When I entered Ryze, Shaded was already well into his set. He had a unique style of deep throbbing bass with sprinkles of intricate high pitched synths. To hear his set through one of the best club sound systems I have ever had the pleasure of experiencing, was enthralling. The colourful lights that surrounded the dance floor rotated furiously painting the walls and the faces of the patrons with a variety of shapes. While putting you in a daze, while the laser at the front of the club was impeccably synchronised with each beat, except when it would go ballistic to match the energy of the crowd.
The patrons were noticeably more mature than what you would find at other venues. This was a nice departure from what I was used to as it made for a more relaxed environment. I am always surprised at how nice some people in the dance community are. No time was this more apparent than when someone casually bumped into my arm and apologized profusely for about 10 seconds. People steadily filled the dance floor until about 12:45am. However, at no point was the club too full. Moving through the crowd was easy and no matter where you were, there was always room to dance. The crowd started to settle and get accustomed to Shaded until about 1:30am.
There was a short lull. Then the crowd erupted. The prince of darkness had just taken to the decks. Without a moment’s hesitation, Dubfire dropped his signature eerie bass line and blanketed the crowd in shadow. He commanded the crowd with such ease—altering the pattern of their dance with the simple press of a button, or the turn of a knob. His use of the signature echo effect was sensational as he would cut the bass, and let the kick reverberate for a second, and reintroduce a modified version of the bass line. Each and every time the bass line would cut out, you could almost sense the entire club hold their breath, feel them trying to get a sense of what was happening, but before they ever became fully conscious of their surroundings, they would be enveloped and disappear into a rhythmic trance yet again. It was quite difficult to ID tracks as Dubfire uses a Traktor to blends in loops and samples, which in turn gives his sets a unique sound. By using a Traktor he is able to build remixes and manipulate tracks live before the crowd.
The atmosphere really did fit that of a horror film, with the screaming of the girl in the corner, the introduction of a creepy loop mimicking the slow creak of a door opening and all important feeling of not knowing what was coming next. It’s almost as if Dubfire knew he had the crowd by the throat and that as long as he kept feeding the beast, they would continue to reciprocate their feelings.

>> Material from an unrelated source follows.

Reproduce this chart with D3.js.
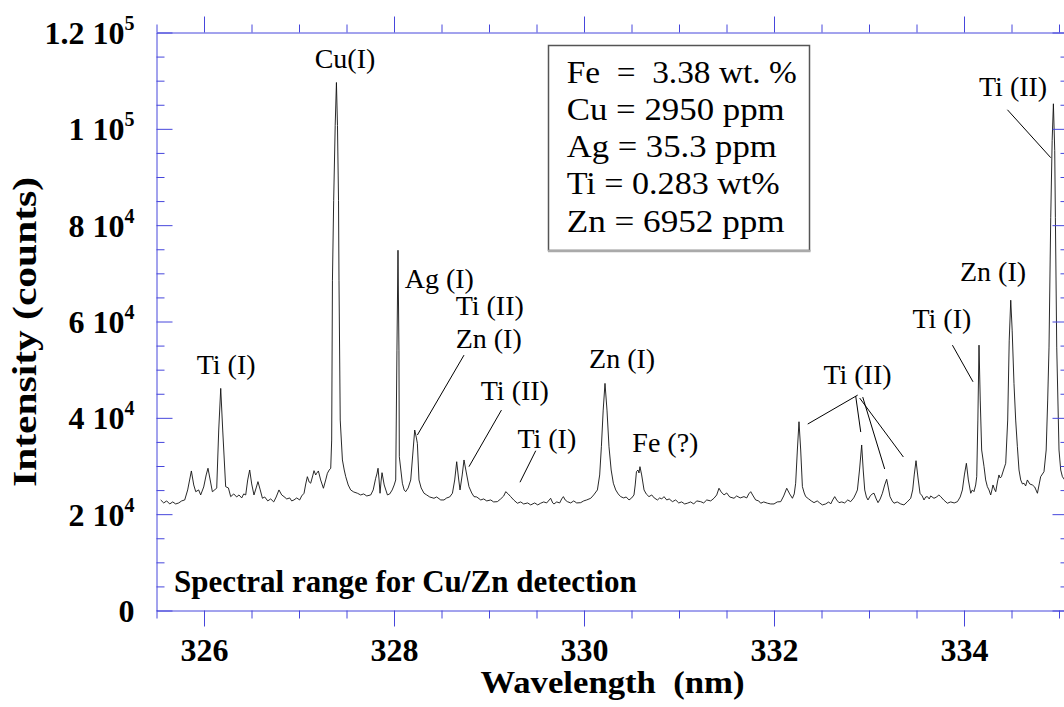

Dubfire illustrated his mastery of the art of DJing by pulling the audience into his world, where he would slowly alter one small aspect of the current track to create a lead into the next one. Offsetting the kick drum by a half beat, pausing the bass line to reset the crowd, adding another beat to create a different effect, all of these were felt and reciprocated by the crowd as they hung onto every second of his 3 hour and 45 minute set.
After all was said and done, I was left sweaty and satisfied, as were many other club goers from the looks on their faces. Dubfire stayed for a little while after to talk with the fans until finally calling it quits at around 5:30am. This event was definitely one for the books, and I will always remember the 9th of November.